I doubt whether we ever had a sense for beauty when I consider that our priceless heritage was not built by the Maltese; the heritage of neolithic temples, the heritage of the Knights of St John, and so on. Driving into Valletta via Pietà I look on my right and I am filled with awe by the fortress walls of Valletta and I then gaze on my left to watch the modern ghetto of Tigné Point, and my heart weeps.

We have lost the sense of beauty, if there ever was one. Many are immune to what is beautiful, obli­vious to any aesthetics. A huge chunk of the Maltese community has turned into a community of philistines with money and greed their only concern. All this talk and promotion of culture is a huge lie. It is all about imitating and simulating what takes place elsewhere to be on a par with others, but most of it is skin deep. We survive on simulation nowa­days, another reason why the sense of belonging is lost.

A huge chunk of the Maltese community has turned into a community of philistines with money and greed their only concern

In the political realm, on the other hand, the shameful and ugly have become interchange­able with the useful and beau­ti­ful; form follows money rather than function. The sole rationale of our projects is the market rationale of profitability.

Even a cursory examination of these projects reveals that they do not come close to fitting or functioning in their immediate environment; nor do any planning documents even contemplate their existence. The rules to protect the Outside Development Zone areas have been changed to encourage further speculation or ravaging. Yet, in the world of politics, the envi­ronment and community do not seem to matter because dys­function can always be mitigated with money.

Nevertheless, one cannot help but question whether we can build the foundation of a com­munity on the awkward pairing of dys­function and mitigation. Architecture has an immense influence on entire societies. We ignore the fact that bad archi­tecture produces bad communities. I would also add that useless architecture is an abuse of the environment.

Can we sustain a community by injecting placeless projects con­nected by placeless roads? Can we reach the beautiful by building the ugly? Can we ever get to the true by mitigating the false? Homesickness at home; the end of living and the beginning of survival.

Most of the present economic success that many praise is the result of the building industry spree. The savage building spree is rapidly devastating the limited perimeter of land (316 square kilometres) that we have for survival. It is being done metho­dically with one concern, to create a temporary economic success for the benefit of those in power, a political power that should start dwindling after 10 years, hence those in power have already announc­ed that they will retreat to avoid the repercussions.

Those in power are not intelli­gent but sly, because these are the manoeuvres of cunning people who care about personal gain. These are the strategies of shrewd people who know how to manipulate by enticing people to choose profit rather than respon­sibility. They are indifferent to the consequences.

Where are the eco­nomists to speak of the economic conse­quences of the present tem­­po­rary success? One does not have to be a genius to conclude that if any administration opens all doors for the building industry an enor­mous business is going to be generated that no one refuses.

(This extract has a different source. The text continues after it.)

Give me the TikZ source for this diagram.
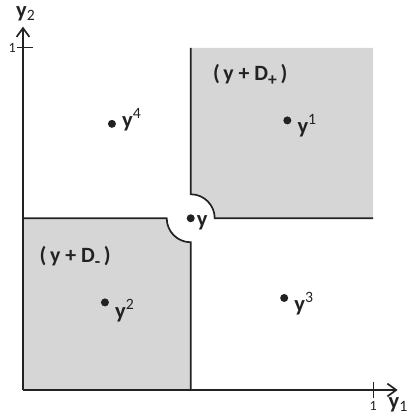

However, one cannot ignore the consequences of such an evil strategy because we will still be around in a few years’ time, and so will our sons and daughters. When I look around in my area and observe the building contractors arriving in their fat, costly Porches or BMWs to inspect their glorious projects, I ask myself how could we be swapping our precious land to entertain these speculators?

I keep asking myself who are those fools to believe that our tourism industry is infallible and guaranteed? When many of the conflicts on the Mediterranean shores settle down, tourists would have a vast choice of places to visit. They will no longer choose to visit Paceville, the high-rises of Sliema shores, the ghettos of Buġibba, the shorelines choked with endless rows of buildings and congested streets. Neither will they miss our skyline of cranes and noise. They will not miss the messy infra­structure of our roads and the shameful pavements in our busy touristic areas.

We are being governed by soul­less, irresponsible and incom­petent politicians.

With apologies to all those who still conserve a soul.

Luciano Micallef is a well-established Maltese artist. He studied at the Academy of Fine Arts in Florence, published books on his art and has exhibited in private museums and galleries in Europe, Asia, the US and Australia. He has his own private gallery.